_INSTRUCTION:_
Copy the data precisely, character for character, and leave out every picture.

_INFORMATION SHOWN:_
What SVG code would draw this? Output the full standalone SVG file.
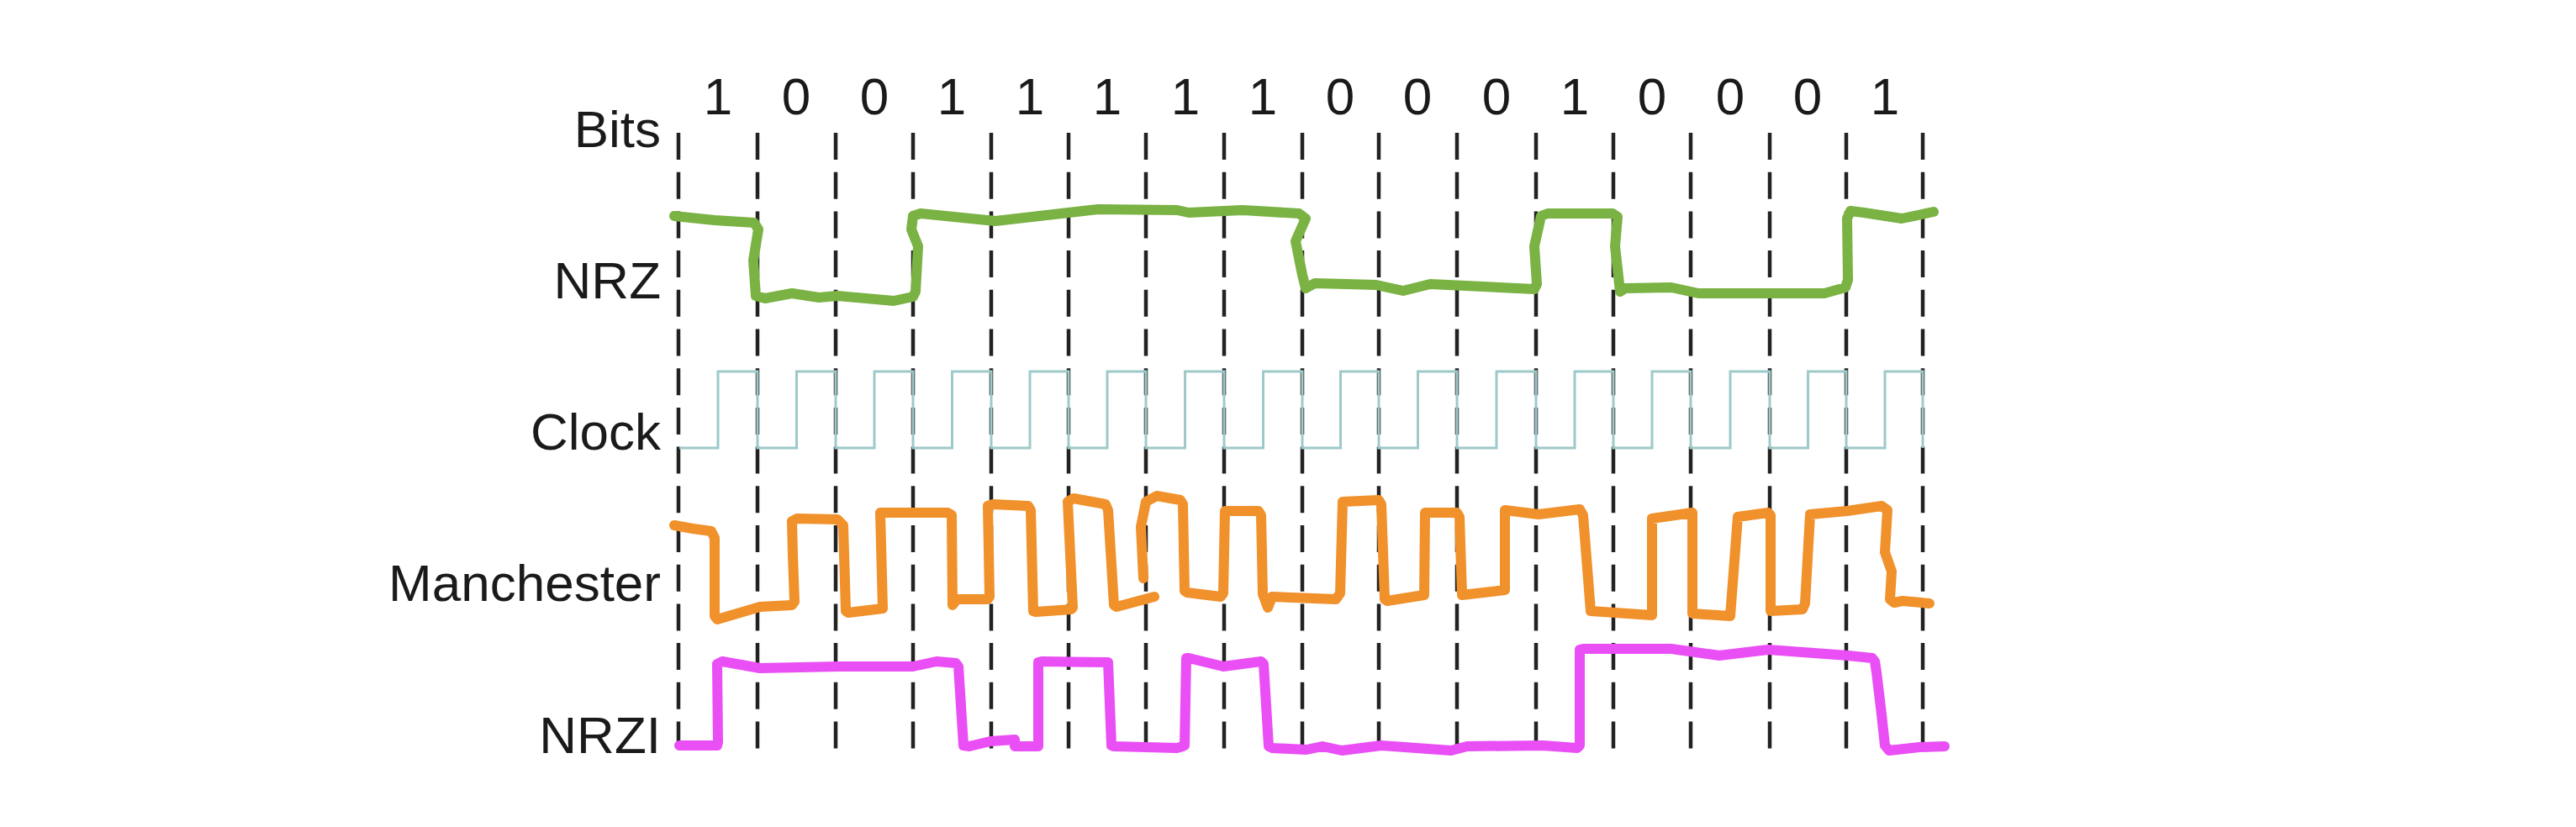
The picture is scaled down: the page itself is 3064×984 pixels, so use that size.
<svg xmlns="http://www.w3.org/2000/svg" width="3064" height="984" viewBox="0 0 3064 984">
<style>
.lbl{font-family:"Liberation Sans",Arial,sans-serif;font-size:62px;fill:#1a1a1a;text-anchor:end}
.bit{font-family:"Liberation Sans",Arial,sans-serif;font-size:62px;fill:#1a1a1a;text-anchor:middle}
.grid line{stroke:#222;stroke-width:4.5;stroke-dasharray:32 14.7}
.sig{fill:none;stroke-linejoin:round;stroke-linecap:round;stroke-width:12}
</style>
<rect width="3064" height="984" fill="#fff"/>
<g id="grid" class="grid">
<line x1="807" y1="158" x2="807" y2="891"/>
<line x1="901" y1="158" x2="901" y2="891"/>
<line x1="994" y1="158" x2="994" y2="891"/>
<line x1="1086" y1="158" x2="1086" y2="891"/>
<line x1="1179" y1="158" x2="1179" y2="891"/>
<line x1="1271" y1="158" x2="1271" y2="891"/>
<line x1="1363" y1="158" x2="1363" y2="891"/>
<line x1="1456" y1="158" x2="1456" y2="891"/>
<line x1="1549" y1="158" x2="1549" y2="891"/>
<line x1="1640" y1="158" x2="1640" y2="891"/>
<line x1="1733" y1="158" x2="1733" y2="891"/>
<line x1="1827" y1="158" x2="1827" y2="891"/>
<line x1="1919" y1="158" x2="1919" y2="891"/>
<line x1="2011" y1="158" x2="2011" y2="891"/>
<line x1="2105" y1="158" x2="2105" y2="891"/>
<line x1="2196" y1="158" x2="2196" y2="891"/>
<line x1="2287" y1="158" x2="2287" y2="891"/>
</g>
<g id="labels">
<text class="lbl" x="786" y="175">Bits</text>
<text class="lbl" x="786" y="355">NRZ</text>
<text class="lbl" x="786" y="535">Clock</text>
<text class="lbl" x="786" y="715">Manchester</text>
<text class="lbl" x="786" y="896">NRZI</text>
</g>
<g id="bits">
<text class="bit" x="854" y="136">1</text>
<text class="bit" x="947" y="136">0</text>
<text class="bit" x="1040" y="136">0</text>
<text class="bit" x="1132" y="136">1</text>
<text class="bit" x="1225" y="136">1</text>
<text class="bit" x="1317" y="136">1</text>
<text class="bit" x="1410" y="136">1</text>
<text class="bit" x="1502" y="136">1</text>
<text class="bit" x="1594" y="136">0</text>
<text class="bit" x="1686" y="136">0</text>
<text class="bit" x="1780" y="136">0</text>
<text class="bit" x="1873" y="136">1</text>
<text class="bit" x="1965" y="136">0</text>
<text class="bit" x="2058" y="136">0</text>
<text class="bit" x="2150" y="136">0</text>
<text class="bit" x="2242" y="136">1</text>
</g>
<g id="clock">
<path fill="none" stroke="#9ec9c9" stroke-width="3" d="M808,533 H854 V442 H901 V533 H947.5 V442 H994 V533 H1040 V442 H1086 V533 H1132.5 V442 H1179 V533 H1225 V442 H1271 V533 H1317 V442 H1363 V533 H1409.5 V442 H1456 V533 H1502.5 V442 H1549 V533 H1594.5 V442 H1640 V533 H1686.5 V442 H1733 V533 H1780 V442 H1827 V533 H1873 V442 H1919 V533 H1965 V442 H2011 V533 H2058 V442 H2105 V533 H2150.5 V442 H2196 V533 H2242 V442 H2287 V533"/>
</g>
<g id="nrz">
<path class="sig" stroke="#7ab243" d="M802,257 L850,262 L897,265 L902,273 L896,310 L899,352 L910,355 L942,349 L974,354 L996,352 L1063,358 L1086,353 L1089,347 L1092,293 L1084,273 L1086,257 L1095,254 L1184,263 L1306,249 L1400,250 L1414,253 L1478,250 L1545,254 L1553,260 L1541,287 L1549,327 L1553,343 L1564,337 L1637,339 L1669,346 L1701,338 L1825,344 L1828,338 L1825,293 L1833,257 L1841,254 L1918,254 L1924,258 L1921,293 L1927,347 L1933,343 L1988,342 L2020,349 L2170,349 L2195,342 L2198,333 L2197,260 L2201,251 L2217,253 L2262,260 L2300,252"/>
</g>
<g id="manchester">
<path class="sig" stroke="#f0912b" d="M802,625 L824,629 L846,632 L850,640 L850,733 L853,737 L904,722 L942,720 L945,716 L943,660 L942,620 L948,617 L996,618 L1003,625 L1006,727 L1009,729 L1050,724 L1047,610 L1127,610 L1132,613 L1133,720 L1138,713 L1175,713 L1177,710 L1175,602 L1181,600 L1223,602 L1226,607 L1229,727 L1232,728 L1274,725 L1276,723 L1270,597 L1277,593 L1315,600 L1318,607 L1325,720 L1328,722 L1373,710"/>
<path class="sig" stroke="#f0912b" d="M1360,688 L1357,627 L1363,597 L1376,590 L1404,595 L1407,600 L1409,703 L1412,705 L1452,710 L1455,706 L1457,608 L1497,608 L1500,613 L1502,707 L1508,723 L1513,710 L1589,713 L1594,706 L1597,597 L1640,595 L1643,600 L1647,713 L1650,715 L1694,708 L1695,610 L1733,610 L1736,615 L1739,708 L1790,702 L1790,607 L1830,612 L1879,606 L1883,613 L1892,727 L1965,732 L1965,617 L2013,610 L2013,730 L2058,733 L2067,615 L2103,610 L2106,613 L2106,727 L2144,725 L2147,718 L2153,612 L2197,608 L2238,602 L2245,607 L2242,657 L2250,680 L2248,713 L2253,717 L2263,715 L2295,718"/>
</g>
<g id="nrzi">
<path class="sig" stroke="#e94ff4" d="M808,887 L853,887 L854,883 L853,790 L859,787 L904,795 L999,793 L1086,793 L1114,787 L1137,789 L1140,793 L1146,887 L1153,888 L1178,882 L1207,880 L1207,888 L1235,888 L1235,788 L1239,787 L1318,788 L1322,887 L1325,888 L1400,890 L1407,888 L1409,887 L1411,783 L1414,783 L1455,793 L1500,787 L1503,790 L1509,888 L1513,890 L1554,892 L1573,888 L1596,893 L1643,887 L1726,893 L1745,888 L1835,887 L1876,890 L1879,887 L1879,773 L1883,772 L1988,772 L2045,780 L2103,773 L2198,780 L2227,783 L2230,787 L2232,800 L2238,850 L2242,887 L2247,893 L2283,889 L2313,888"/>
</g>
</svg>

_THE RESPONSE:_
What SVG code would draw this? Output the full standalone SVG file.
The picture is scaled down: the page itself is 3064×984 pixels, so use that size.
<svg xmlns="http://www.w3.org/2000/svg" width="3064" height="984" viewBox="0 0 3064 984">
<style>
.lbl{font-family:"Liberation Sans",Arial,sans-serif;font-size:62px;fill:#1a1a1a;text-anchor:end}
.bit{font-family:"Liberation Sans",Arial,sans-serif;font-size:62px;fill:#1a1a1a;text-anchor:middle}
.grid line{stroke:#222;stroke-width:4.5;stroke-dasharray:32 14.7}
.sig{fill:none;stroke-linejoin:round;stroke-linecap:round;stroke-width:12}
</style>
<rect width="3064" height="984" fill="#fff"/>
<g id="grid" class="grid">
<line x1="807" y1="158" x2="807" y2="891"/>
<line x1="901" y1="158" x2="901" y2="891"/>
<line x1="994" y1="158" x2="994" y2="891"/>
<line x1="1086" y1="158" x2="1086" y2="891"/>
<line x1="1179" y1="158" x2="1179" y2="891"/>
<line x1="1271" y1="158" x2="1271" y2="891"/>
<line x1="1363" y1="158" x2="1363" y2="891"/>
<line x1="1456" y1="158" x2="1456" y2="891"/>
<line x1="1549" y1="158" x2="1549" y2="891"/>
<line x1="1640" y1="158" x2="1640" y2="891"/>
<line x1="1733" y1="158" x2="1733" y2="891"/>
<line x1="1827" y1="158" x2="1827" y2="891"/>
<line x1="1919" y1="158" x2="1919" y2="891"/>
<line x1="2011" y1="158" x2="2011" y2="891"/>
<line x1="2105" y1="158" x2="2105" y2="891"/>
<line x1="2196" y1="158" x2="2196" y2="891"/>
<line x1="2287" y1="158" x2="2287" y2="891"/>
</g>
<g id="labels">
<text class="lbl" x="786" y="175">Bits</text>
<text class="lbl" x="786" y="355">NRZ</text>
<text class="lbl" x="786" y="535">Clock</text>
<text class="lbl" x="786" y="715">Manchester</text>
<text class="lbl" x="786" y="896">NRZI</text>
</g>
<g id="bits">
<text class="bit" x="854" y="136">1</text>
<text class="bit" x="947" y="136">0</text>
<text class="bit" x="1040" y="136">0</text>
<text class="bit" x="1132" y="136">1</text>
<text class="bit" x="1225" y="136">1</text>
<text class="bit" x="1317" y="136">1</text>
<text class="bit" x="1410" y="136">1</text>
<text class="bit" x="1502" y="136">1</text>
<text class="bit" x="1594" y="136">0</text>
<text class="bit" x="1686" y="136">0</text>
<text class="bit" x="1780" y="136">0</text>
<text class="bit" x="1873" y="136">1</text>
<text class="bit" x="1965" y="136">0</text>
<text class="bit" x="2058" y="136">0</text>
<text class="bit" x="2150" y="136">0</text>
<text class="bit" x="2242" y="136">1</text>
</g>
<g id="clock">
<path fill="none" stroke="#9ec9c9" stroke-width="3" d="M808,533 H854 V442 H901 V533 H947.5 V442 H994 V533 H1040 V442 H1086 V533 H1132.5 V442 H1179 V533 H1225 V442 H1271 V533 H1317 V442 H1363 V533 H1409.5 V442 H1456 V533 H1502.5 V442 H1549 V533 H1594.5 V442 H1640 V533 H1686.5 V442 H1733 V533 H1780 V442 H1827 V533 H1873 V442 H1919 V533 H1965 V442 H2011 V533 H2058 V442 H2105 V533 H2150.5 V442 H2196 V533 H2242 V442 H2287 V533"/>
</g>
<g id="nrz">
<path class="sig" stroke="#7ab243" d="M802,257 L850,262 L897,265 L902,273 L896,310 L899,352 L910,355 L942,349 L974,354 L996,352 L1063,358 L1086,353 L1089,347 L1092,293 L1084,273 L1086,257 L1095,254 L1184,263 L1306,249 L1400,250 L1414,253 L1478,250 L1545,254 L1553,260 L1541,287 L1549,327 L1553,343 L1564,337 L1637,339 L1669,346 L1701,338 L1825,344 L1828,338 L1825,293 L1833,257 L1841,254 L1918,254 L1924,258 L1921,293 L1927,347 L1933,343 L1988,342 L2020,349 L2170,349 L2195,342 L2198,333 L2197,260 L2201,251 L2217,253 L2262,260 L2300,252"/>
</g>
<g id="manchester">
<path class="sig" stroke="#f0912b" d="M802,625 L824,629 L846,632 L850,640 L850,733 L853,737 L904,722 L942,720 L945,716 L943,660 L942,620 L948,617 L996,618 L1003,625 L1006,727 L1009,729 L1050,724 L1047,610 L1127,610 L1132,613 L1133,720 L1138,713 L1175,713 L1177,710 L1175,602 L1181,600 L1223,602 L1226,607 L1229,727 L1232,728 L1274,725 L1276,723 L1270,597 L1277,593 L1315,600 L1318,607 L1325,720 L1328,722 L1373,710"/>
<path class="sig" stroke="#f0912b" d="M1360,688 L1357,627 L1363,597 L1376,590 L1404,595 L1407,600 L1409,703 L1412,705 L1452,710 L1455,706 L1457,608 L1497,608 L1500,613 L1502,707 L1508,723 L1513,710 L1589,713 L1594,706 L1597,597 L1640,595 L1643,600 L1647,713 L1650,715 L1694,708 L1695,610 L1733,610 L1736,615 L1739,708 L1790,702 L1790,607 L1830,612 L1879,606 L1883,613 L1892,727 L1965,732 L1965,617 L2013,610 L2013,730 L2058,733 L2067,615 L2103,610 L2106,613 L2106,727 L2144,725 L2147,718 L2153,612 L2197,608 L2238,602 L2245,607 L2242,657 L2250,680 L2248,713 L2253,717 L2263,715 L2295,718"/>
</g>
<g id="nrzi">
<path class="sig" stroke="#e94ff4" d="M808,887 L853,887 L854,883 L853,790 L859,787 L904,795 L999,793 L1086,793 L1114,787 L1137,789 L1140,793 L1146,887 L1153,888 L1178,882 L1207,880 L1207,888 L1235,888 L1235,788 L1239,787 L1318,788 L1322,887 L1325,888 L1400,890 L1407,888 L1409,887 L1411,783 L1414,783 L1455,793 L1500,787 L1503,790 L1509,888 L1513,890 L1554,892 L1573,888 L1596,893 L1643,887 L1726,893 L1745,888 L1835,887 L1876,890 L1879,887 L1879,773 L1883,772 L1988,772 L2045,780 L2103,773 L2198,780 L2227,783 L2230,787 L2232,800 L2238,850 L2242,887 L2247,893 L2283,889 L2313,888"/>
</g>
</svg>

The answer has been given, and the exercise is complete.